Cheap Substitute for Sugar

[ Cheap Substitute for Sugar ] Dr. William James Almon

Contributors
Contributor Role
Compiler
Contributor Name
Dr. William James Almon

Date: Late 18th century; exact date unknown.

Publication Format
Manuscript

Type
Food

Ingredients
white honey
honey
spiritous liquor
treacle
water

Places
Halifax
Nova Scotia
Hamburgh
St. Petersburg
Hungary
Walachia
Spain

Source: Manuscript Notebook of Dr. William James Almon
Institution: Nova Scotia Archives | Source Origin: Almon Family Fonds | Reference: MG 1 / Microfilm Reel 10,045

Description

Instructions from Hamburg and Petersburgh explaining how to make a sugar substitute from honey and treacle, p. 238. The first part of the entry was published as "Means of lessening the Consumption of Sugar" in The Phoenix; Or, Weekly Miscellany Improved, Vol. 3, No. 53 (10 July 1793), pp.348-49.


Images
Transcription

A pastry-cook at Hamburgh named Holzen, amas-
-sed a considerable fortune by using white honey, in-
-stead of sugar, in syrups, cordials, stewed fruit
and confectionary. He procured his Honey from 
Hungary, Walachia, and Spain; and the method
he employed to purify it was as follows:
After having melted, scummed, and clarified it, he
dipped into it five or six times successively, a large
nail, made each time, red hot in the fire. He 
also mixed with every half pound of honey a spoon-
-ful of spirituous liquor, which destroyed its melleous
taste. Tarts, especially those composed of cherries or
gooseberries, stewed fruit, prunes &cc. made with
this Honey, were much finer, and wholesomer than
those made with Sugar, and cost only half the
expence, as the price of honey is much less, than
that of Sugar, and as twelve ounces of the former 
will go as far as sixteen ounces of the latter.

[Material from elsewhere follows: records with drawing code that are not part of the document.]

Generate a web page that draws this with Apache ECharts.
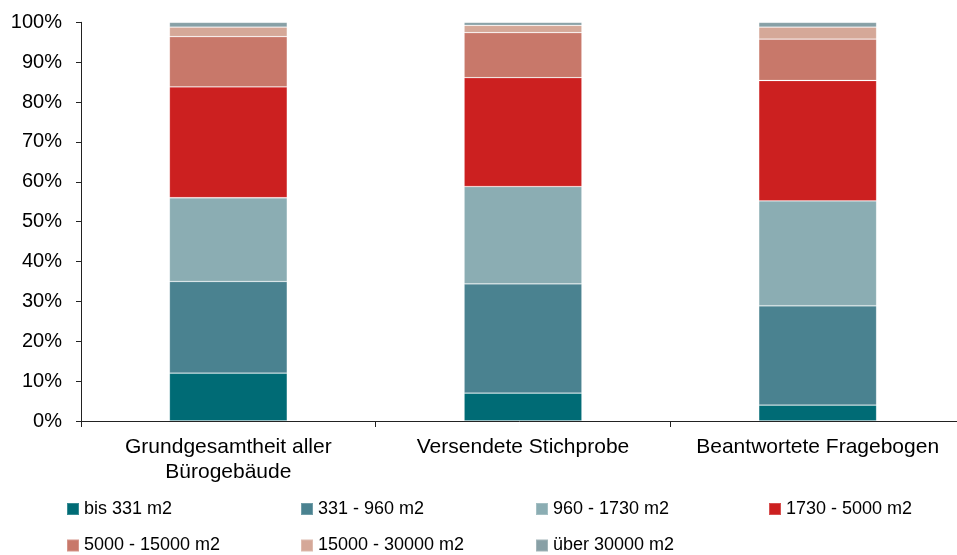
<!DOCTYPE html>
<html>
<head>
<meta charset="utf-8">
<script src="https://cdn.jsdelivr.net/npm/echarts@6/dist/echarts.min.js"></script>
<style>html,body{margin:0;padding:0;background:#fff;}#c{width:957px;height:555px;}</style>
</head>
<body>
<div id="c"></div>
<script>
var categories = ['Grundgesamtheit aller\nBürogebäude', 'Versendete Stichprobe', 'Beantwortete Fragebogen'];
var seriesNames = ['bis 331 m2', '331 - 960 m2', '960 - 1730 m2', '1730 - 5000 m2', '5000 - 15000 m2', '15000 - 30000 m2', 'über 30000 m2'];
var bis331 = [12, 7, 4];
var s331_960 = [23, 27.4, 24.9];
var s960_1730 = [21, 24.4, 26.3];
var s1730_5000 = [27.8, 27.3, 30.2];
var s5000_15000 = [12.6, 11.3, 10.4];
var s15000_30000 = [2.4, 1.85, 3.0];
var ueber30000 = [1.2, 0.75, 1.2];
var yTicks = [0, 10, 20, 30, 40, 50, 60, 70, 80, 90, 100];

var values = [bis331, s331_960, s960_1730, s1730_5000, s5000_15000, s15000_30000, ueber30000];
var colors = ['#006B75', '#4A8290', '#8BADB3', '#CC2020', '#C8786A', '#D5A898', '#88A0A6'];
var font = 'Liberation Sans, Arial, sans-serif';

var chart = echarts.init(document.getElementById('c'));
var series = seriesNames.map(function (n, i) {
  return {
    name: n, type: 'bar', stack: 'total', barWidth: '40%',
    data: values[i],
    itemStyle: { color: colors[i], borderColor: 'rgba(255,255,255,0.22)', borderWidth: 0.8 }
  };
});
var legendLeft = [66, 300, 535, 768];
var legendTop = [500, 536.5];
var legends = seriesNames.map(function (n, i) {
  return {
    data: [n], left: legendLeft[i % 4], top: legendTop[Math.floor(i / 4)], padding: 0,
    itemWidth: 12, itemHeight: 12, icon: 'rect',
    textStyle: { fontFamily: font, fontSize: 18, color: '#000' }
  };
});
chart.setOption({
  animation: false,
  color: colors,
  grid: { left: 81, top: 22.3, height: 398.7, width: 884, containLabel: false, outerBoundsMode: 'none' },
  xAxis: {
    type: 'category', data: categories,
    axisLine: { lineStyle: { color: '#222', width: 1 } },
    axisTick: { show: true, alignWithLabel: false, length: 6, lineStyle: { color: '#222' } },
    axisLabel: { color: '#000', fontFamily: font, fontSize: 21, lineHeight: 25, margin: 14, interval: 0, hideOverlap: false }
  },
  yAxis: {
    type: 'value', min: yTicks[0], max: yTicks[yTicks.length - 1], interval: 10,
    splitLine: { show: false },
    axisLine: { show: true, lineStyle: { color: '#222', width: 1 } },
    axisTick: { show: true, length: 5, lineStyle: { color: '#222' } },
    axisLabel: { color: '#000', fontFamily: font, fontSize: 20, margin: 19, formatter: '{value}%' }
  },
  legend: legends,
  series: series
});
</script>
</body>
</html>
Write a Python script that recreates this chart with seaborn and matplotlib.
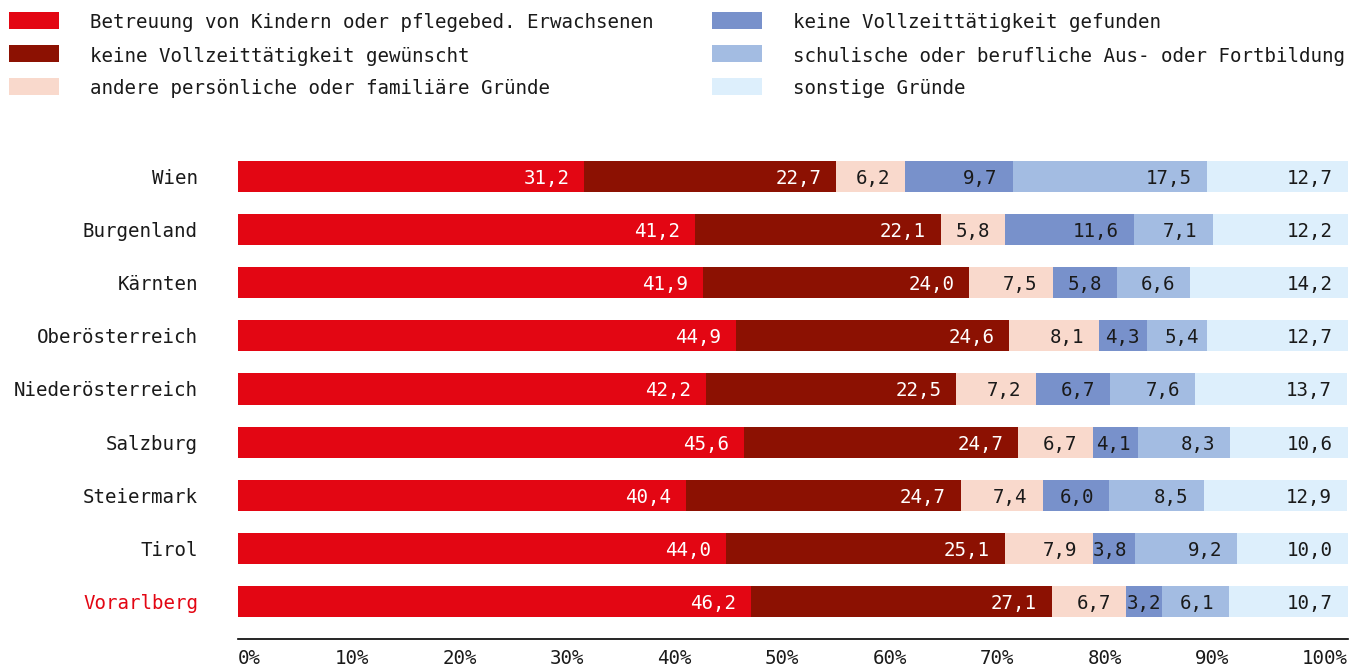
import numpy as np
import pandas as pd
import matplotlib
matplotlib.use("Agg")
import matplotlib.pyplot as plt
import matplotlib.transforms as mtransforms
from matplotlib.patches import Rectangle
import seaborn as sns

# Daten
regions = ["Wien", "Burgenland", "Kärnten", "Oberösterreich", "Niederösterreich",
           "Salzburg", "Steiermark", "Tirol", "Vorarlberg"]

betreuung = [31.2, 41.2, 41.9, 44.9, 42.2, 45.6, 40.4, 44.0, 46.2]
nicht_gewuenscht = [22.7, 22.1, 24.0, 24.6, 22.5, 24.7, 24.7, 25.1, 27.1]
persoenlich = [6.2, 5.8, 7.5, 8.1, 7.2, 6.7, 7.4, 7.9, 6.7]
nicht_gefunden = [9.7, 11.6, 5.8, 4.3, 6.7, 4.1, 6.0, 3.8, 3.2]
ausbildung = [17.5, 7.1, 6.6, 5.4, 7.6, 8.3, 8.5, 9.2, 6.1]
sonstige = [12.7, 12.2, 14.2, 12.7, 13.7, 10.6, 12.9, 10.0, 10.7]

categories = ["Betreuung von Kindern oder pflegebed. Erwachsenen",
              "keine Vollzeittätigkeit gewünscht",
              "andere persönliche oder familiäre Gründe",
              "keine Vollzeittätigkeit gefunden",
              "schulische oder berufliche Aus- oder Fortbildung",
              "sonstige Gründe"]
colors = ["#E30613", "#8C1102", "#F9D9CC", "#7891CB", "#A3BCE2", "#DDEFFC"]
text_colors = ["white", "white", "#1a1a1a", "#1a1a1a", "#1a1a1a", "#1a1a1a"]
xticks = [0, 10, 20, 30, 40, 50, 60, 70, 80, 90, 100]

W, H = 1362, 671
AX_W = 1110  # Breite der Achse in Pixel

sns.set_theme(style="white")
plt.rcParams["font.family"] = ["DejaVu Sans Mono", "DejaVu Sans"]
FS = 13.8
INK = "#1a1a1a"

values = [betreuung, nicht_gewuenscht, persoenlich, nicht_gefunden, ausbildung, sonstige]
df = pd.DataFrame({"region": regions})
cum_cols = []
running = np.zeros(len(regions))
for i, v in enumerate(values):
    running = running + np.array(v)
    df[f"cum{i}"] = running
    cum_cols.append(f"cum{i}")

fig = plt.figure(figsize=(W / 100, H / 100), dpi=100)
ax = fig.add_axes([238 / W, 32 / H, AX_W / W, 499 / H])

# gestapelte Balken: kumulierte Summen von hinten nach vorne überlagern
for i in reversed(range(len(values))):
    sns.barplot(data=df, x=cum_cols[i], y="region", color=colors[i], saturation=1,
                width=0.584, orient="h", errorbar=None, ax=ax, linewidth=0)

# Werte beschriften (bei schmalen Segmenten weniger Abstand zum Rand)
for r in range(len(regions)):
    for i, v in enumerate(values):
        seg_px = v[r] / 100 * AX_W
        pad = 15 if seg_px >= 60 else max(0.5, min(8, seg_px - 35))
        ax.annotate(f"{v[r]:.1f}".replace(".", ","), xy=(df[cum_cols[i]][r], r),
                    xytext=(-pad, 0), textcoords="offset pixels",
                    ha="right", va="center_baseline", fontsize=FS, color=text_colors[i])

ax.set_xlim(0, 100)
ax.set_ylim(8.706, -0.687)
ax.set_xlabel("")
ax.set_ylabel("")
for s in ["top", "right", "left"]:
    ax.spines[s].set_visible(False)
ax.spines["bottom"].set_color("black")
ax.spines["bottom"].set_linewidth(1.2)

ax.set_xticks(xticks)
ax.set_xticklabels([f"{t}%" for t in xticks], fontsize=FS, color=INK)
ax.tick_params(axis="x", length=0, pad=7)
ax.tick_params(axis="y", length=0, pad=28.8)
for lbl in ax.get_yticklabels():
    lbl.set_fontsize(FS)
    lbl.set_color("#E30613" if lbl.get_text() == "Vorarlberg" else INK)

# x-Achsenbeschriftung wie im Original gleichmäßig verteilt
n = len(xticks)
for k, lbl in enumerate(ax.get_xticklabels()):
    if k == 0:
        lbl.set_horizontalalignment("left")
    elif k == n - 1:
        lbl.set_horizontalalignment("right")
    else:
        dx = 6.75 - 3.5 * k
        lbl.set_transform(mtransforms.offset_copy(lbl.get_transform(), fig=fig,
                                                  x=dx, y=0, units="dots"))

# Legende
for i, cat in enumerate(categories):
    col, row = divmod(i, 3)
    x0 = 9 if col == 0 else 712
    tx = 90 if col == 0 else 793
    y0 = 12 + 33 * row
    fig.add_artist(Rectangle((x0 / W, 1 - (y0 + 17) / H), 50 / W, 17 / H,
                             transform=fig.transFigure, color=colors[i], lw=0))
    fig.text(tx / W, 1 - (y0 + 9) / H, cat, fontsize=FS, color=INK,
             ha="left", va="center_baseline")

fig.savefig("out.png", dpi=100)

Cheap Substitute for Sugar

The celebrated Mr. Lowitz of Petersbourg has
invented the following process for obtaining a suc-
-cedaneum to sugar equally pleasant and salutary 
Viz. Take twelve pounds weight of treacle, w.th
the same weight of water; then grossly bruising
three pounds of charcoal thoroughly burnt, mix
the whole in a caldron, and let the mixture
boil gently; for half an hour; on a clear wood
fire. - After pouring the liquor through a strain-
-ing bag, replace it on the fire, that the super-
-fluous water may evaporate, and the treacle 
attain its original consistence. 

Annotations
The region of northern Romania between the Carpathian Mountains and the Danube.
German-born Johann Tobias Lowitz (1757-1804) was a celebrated chemist and member of the Imperial Academy at St. Petersburg, Russia. His discovery of the uses of charcoal, especially for purifying water, were well known. (See Almon's entry on the uses of charcoal.)